▶ **Supplied data**
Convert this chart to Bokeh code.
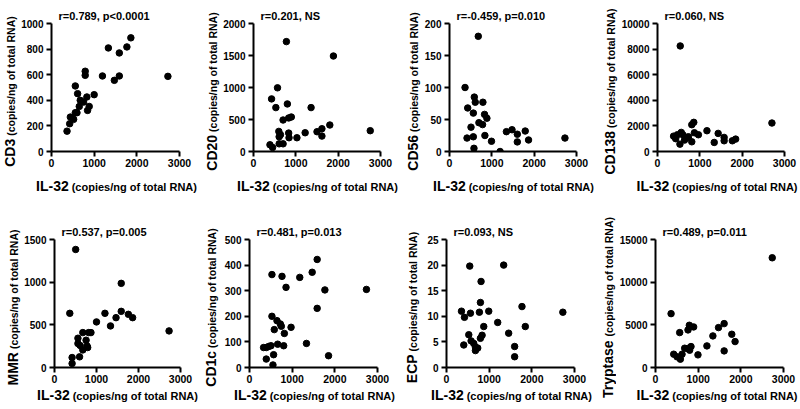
import math
from bokeh.plotting import figure
from bokeh.models import Range1d, FixedTicker
from bokeh.core.properties import value
from bokeh.layouts import column, row
from bokeh.embed import file_html
from bokeh.resources import INLINE

FONT = "Liberation Sans"

# ---------------- data ----------------
x_ticks = [0, 1000, 2000, 3000]
x_big = "IL-32"
unit_text = "(copies/ng of total RNA)"

cd3_x = [364, 426, 442, 519, 558, 597, 558, 612, 674, 651, 752, 790, 790, 829, 845, 884, 1000, 1194, 1333, 1473, 1589, 1589, 1767, 1860, 2728]
cd3_y = [159, 217, 269, 251, 303, 303, 512, 452, 400, 352, 386, 627, 595, 426, 321, 352, 444, 590, 809, 556, 770, 590, 817, 888, 587]

cd20_x = [389, 451, 427, 528, 567, 777, 800, 699, 831, 893, 598, 606, 637, 606, 699, 831, 839, 1026, 1220, 1360, 1500, 1616, 1616, 1803, 1888, 2758]
cd20_y = [105, 63, 822, 686, 995, 1717, 743, 492, 524, 539, 314, 230, 262, 120, 120, 288, 215, 215, 293, 686, 309, 356, 241, 414, 1492, 325]

cd56_x = [367, 430, 414, 508, 563, 563, 578, 586, 609, 680, 695, 781, 789, 836, 828, 883, 992, 1195, 1344, 1477, 1602, 1602, 1789, 1867, 2727]
cd56_y = [100, 68, 21, 38, 23, 60, 5, 85, 77, 180, 45, 42, 77, 25, 58, 52, 16, 0, 31, 34, 27, 15, 32, 18, 21]

cd138_x = [380, 430, 470, 530, 561, 600, 639, 700, 732, 810, 810, 857, 872, 966, 1168, 1340, 1433, 1574, 1574, 1768, 1846, 2703, 537]
cd138_y = [1200, 1000, 1309, 576, 1492, 1300, 890, 1100, 1152, 2094, 759, 2278, 1466, 1309, 1623, 707, 1414, 1100, 838, 838, 969, 2225, 8247]

mmr_x = [364, 504, 419, 419, 558, 558, 597, 674, 674, 752, 775, 790, 814, 868, 1000, 1201, 1333, 1465, 1589, 1589, 1759, 1860, 2728, 612]
mmr_y = [635, 1383, 117, 47, 343, 281, 125, 409, 206, 320, 253, 234, 409, 409, 534, 635, 487, 584, 986, 658, 623, 584, 429, 257]

cd1c_x = [330, 393, 448, 503, 393, 526, 526, 565, 550, 581, 644, 660, 723, 746, 762, 801, 817, 856, 974, 1178, 1335, 1469, 1586, 1586, 1767, 1853, 2741]
cd1c_y = [78, 78, 82, 85, 33, 363, 200, 50, 10, 148, 183, 91, 170, 161, 356, 85, 133, 313, 157, 352, 94, 372, 422, 231, 303, 46, 305]

ecp_x = [351, 421, 405, 545, 561, 522, 577, 639, 678, 678, 732, 771, 795, 810, 795, 834, 873, 990, 1200, 1340, 1457, 1597, 1597, 1769, 1847, 2727]
ecp_y = [11.0, 9.8, 4.4, 19.8, 10.6, 6.4, 5.2, 4.7, 4.0, 3.3, 3.8, 10.8, 12.7, 16.8, 5.7, 6.3, 8.0, 11.0, 8.8, 20.0, 6.7, 4.1, 2.1, 11.9, 8.0, 10.8]

tryp_x = [365, 427, 505, 567, 583, 622, 684, 754, 762, 793, 800, 832, 894, 995, 1205, 1345, 1477, 1609, 1609, 1788, 1865, 2736]
tryp_y = [6312, 1558, 1247, 4091, 974, 1558, 2260, 2221, 4403, 4948, 2026, 2454, 4753, 1480, 2532, 3701, 4675, 5143, 1948, 3896, 3039, 12857]

names = ["CD3", "CD20", "CD56", "CD138", "MMR", "CD1c", "ECP", "Tryptase"]
titles = ["r=0.789,  p<0.0001", "r=0.201,  NS", "r=-0.459,  p=0.010", "r=0.060,  NS",
          "r=0.537,  p=0.005", "r=0.481,  p=0.013", "r=0.093,  NS", "r=0.489,  p=0.011"]
xs = [cd3_x, cd20_x, cd56_x, cd138_x, mmr_x, cd1c_x, ecp_x, tryp_x]
ys = [cd3_y, cd20_y, cd56_y, cd138_y, mmr_y, cd1c_y, ecp_y, tryp_y]
y_ticks = [[0, 200, 400, 600, 800, 1000], [0, 500, 1000, 1500, 2000], [0, 50, 100, 150, 200],
           [0, 2000, 4000, 6000, 8000, 10000], [0, 500, 1000, 1500], [0, 100, 200, 300, 400, 500],
           [0, 5, 10, 15, 20, 25], [0, 5000, 10000, 15000]]

# ---------------- layout (pixels) ----------------
FW = FH = 128
strip_w = [[18, 20, 19, 19], [21, 19, 19, 19]]   # y-label strip widths
strip_c = [[9, 11, 10, 10], [12, 10, 10, 10]]    # centre line of the rotated label in the strip
main_w = [[182, 182, 178, 180], [179, 182, 177, 182]]
left_b = [[33, 32, 27, 38], [31, 30, 26, 39]]
main_h = [173, 182]
top_b = [23, 34]
xlab_h = [32, 19]
xlab_base = [15, 7]

# Arial-bold advance widths (per 1000 em) for composite label layout
AW = {'C': 722, 'D': 722, 'M': 833, 'R': 722, 'E': 667, 'P': 667, 'T': 611, 'I': 278, 'L': 611,
      '-': 333, 'r': 389, 'y': 556, 'p': 611, 't': 333, 'a': 556, 's': 556, 'e': 556, 'c': 556,
      'o': 611, 'i': 278, '/': 278, 'n': 611, 'g': 611, ' ': 278, 'f': 333, 'l': 278, 'N': 722,
      'A': 722, '(': 333, ')': 333}


def tw(s, fs):
    return sum(AW.get(ch, 556) for ch in s) * fs / 1000.0


MID = 0.35   # baseline -> em-box middle, in em
BIG = 14
SMALL_X = 11
SMALL_Y = 10.5
GAP = 3


def no_align(f):
    try:
        f.frame_align = False
    except Exception:
        pass


def style_axis(ax, fs):
    ax.axis_line_width = 2
    ax.axis_line_color = "black"
    ax.major_tick_line_width = 2
    ax.major_tick_line_color = "black"
    ax.major_tick_out = 5
    ax.major_tick_in = 0
    ax.minor_tick_line_color = None
    ax.major_label_text_font = FONT
    ax.major_label_text_font_style = "bold"
    ax.major_label_text_font_size = fs
    ax.major_label_text_color = "black"


def text_fig(w, h):
    f = figure(width=w, height=h, output_backend="svg", toolbar_location=None, title=None,
               x_range=Range1d(0, w), y_range=Range1d(0, h),
               x_axis_location=None, y_axis_location=None, min_border=0)
    f.outline_line_color = None
    f.grid.visible = False
    no_align(f)
    return f


def put(f, x, y, txt, fs, angle=0.0):
    f.text(x=[x], y=[y], text=[txt], angle=angle, text_font=value(FONT), text_font_style="bold",
           text_font_size=f"{fs}px", text_color="black", text_align="left",
           text_baseline="middle")


rows = []
for r in range(2):
    panels = []
    for c in range(4):
        i = r * 4 + c
        yt = y_ticks[i]
        W = main_w[r][c]
        lb = left_b[r][c]
        p = figure(width=W, height=main_h[r], output_backend="svg", toolbar_location=None,
                   x_range=Range1d(0, 3000), y_range=Range1d(0, yt[-1]),
                   min_border_left=lb, min_border_right=W - lb - FW,
                   min_border_top=top_b[r], min_border_bottom=main_h[r] - top_b[r] - FH)
        no_align(p)
        p.outline_line_color = None
        p.grid.visible = False
        p.xaxis.ticker = FixedTicker(ticks=x_ticks)
        p.yaxis.ticker = FixedTicker(ticks=yt)
        style_axis(p.xaxis[0], "10.5px")
        style_axis(p.yaxis[0], "10px")
        p.xaxis.major_label_standoff = 2
        p.yaxis.major_label_standoff = 3

        p.title.text = titles[i]
        p.title.align = "left"
        p.title.offset = 7
        p.title.standoff = 3
        p.title.text_font = FONT
        p.title.text_font_style = "bold"
        p.title.text_font_size = "11px"
        p.title.text_color = "black"

        p.scatter(xs[i], ys[i], size=6.5, color="black")

        # x label strip below the plot (mixed sizes on one baseline)
        fx = text_fig(W, xlab_h[r])
        wb = tw(x_big, BIG)
        ws = tw(unit_text, SMALL_X)
        total = wb + GAP + ws
        xc = min(lb + FW / 2 + 1, W - total / 2 - 1)
        x0 = xc - total / 2
        base = xlab_base[r]
        put(fx, x0, base + MID * BIG, x_big, BIG)
        put(fx, x0 + wb + GAP, base + MID * SMALL_X, unit_text, SMALL_X)

        # y label strip left of the plot (rotated, mixed sizes)
        H = main_h[r] + xlab_h[r]
        fy = text_fig(strip_w[r][c], H)
        wb = tw(names[i], BIG)
        ws = tw(unit_text, SMALL_Y)
        yc = H - (top_b[r] + FH / 2 + 4)
        y0 = yc - (wb + GAP + ws) / 2
        cx = strip_c[r][c]
        put(fy, cx, y0, names[i], BIG, angle=math.pi / 2)
        put(fy, cx + MID * (BIG - SMALL_Y), y0 + wb + GAP, unit_text, SMALL_Y, angle=math.pi / 2)

        panels.append(row(fy, column(p, fx)))
    rows.append(row(*panels))

layout = column(*rows)
open("out.html", "w").write(file_html(layout, INLINE))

▶ **What the task asks**
The lines from the top of the data above through the one holding "969, 2225, 8247]" are to be repeated exactly, and only those, with no pictures.

▶ **Complete output**
Convert this chart to Bokeh code.
import math
from bokeh.plotting import figure
from bokeh.models import Range1d, FixedTicker
from bokeh.core.properties import value
from bokeh.layouts import column, row
from bokeh.embed import file_html
from bokeh.resources import INLINE

FONT = "Liberation Sans"

# ---------------- data ----------------
x_ticks = [0, 1000, 2000, 3000]
x_big = "IL-32"
unit_text = "(copies/ng of total RNA)"

cd3_x = [364, 426, 442, 519, 558, 597, 558, 612, 674, 651, 752, 790, 790, 829, 845, 884, 1000, 1194, 1333, 1473, 1589, 1589, 1767, 1860, 2728]
cd3_y = [159, 217, 269, 251, 303, 303, 512, 452, 400, 352, 386, 627, 595, 426, 321, 352, 444, 590, 809, 556, 770, 590, 817, 888, 587]

cd20_x = [389, 451, 427, 528, 567, 777, 800, 699, 831, 893, 598, 606, 637, 606, 699, 831, 839, 1026, 1220, 1360, 1500, 1616, 1616, 1803, 1888, 2758]
cd20_y = [105, 63, 822, 686, 995, 1717, 743, 492, 524, 539, 314, 230, 262, 120, 120, 288, 215, 215, 293, 686, 309, 356, 241, 414, 1492, 325]

cd56_x = [367, 430, 414, 508, 563, 563, 578, 586, 609, 680, 695, 781, 789, 836, 828, 883, 992, 1195, 1344, 1477, 1602, 1602, 1789, 1867, 2727]
cd56_y = [100, 68, 21, 38, 23, 60, 5, 85, 77, 180, 45, 42, 77, 25, 58, 52, 16, 0, 31, 34, 27, 15, 32, 18, 21]

cd138_x = [380, 430, 470, 530, 561, 600, 639, 700, 732, 810, 810, 857, 872, 966, 1168, 1340, 1433, 1574, 1574, 1768, 1846, 2703, 537]
cd138_y = [1200, 1000, 1309, 576, 1492, 1300, 890, 1100, 1152, 2094, 759, 2278, 1466, 1309, 1623, 707, 1414, 1100, 838, 838, 969, 2225, 8247]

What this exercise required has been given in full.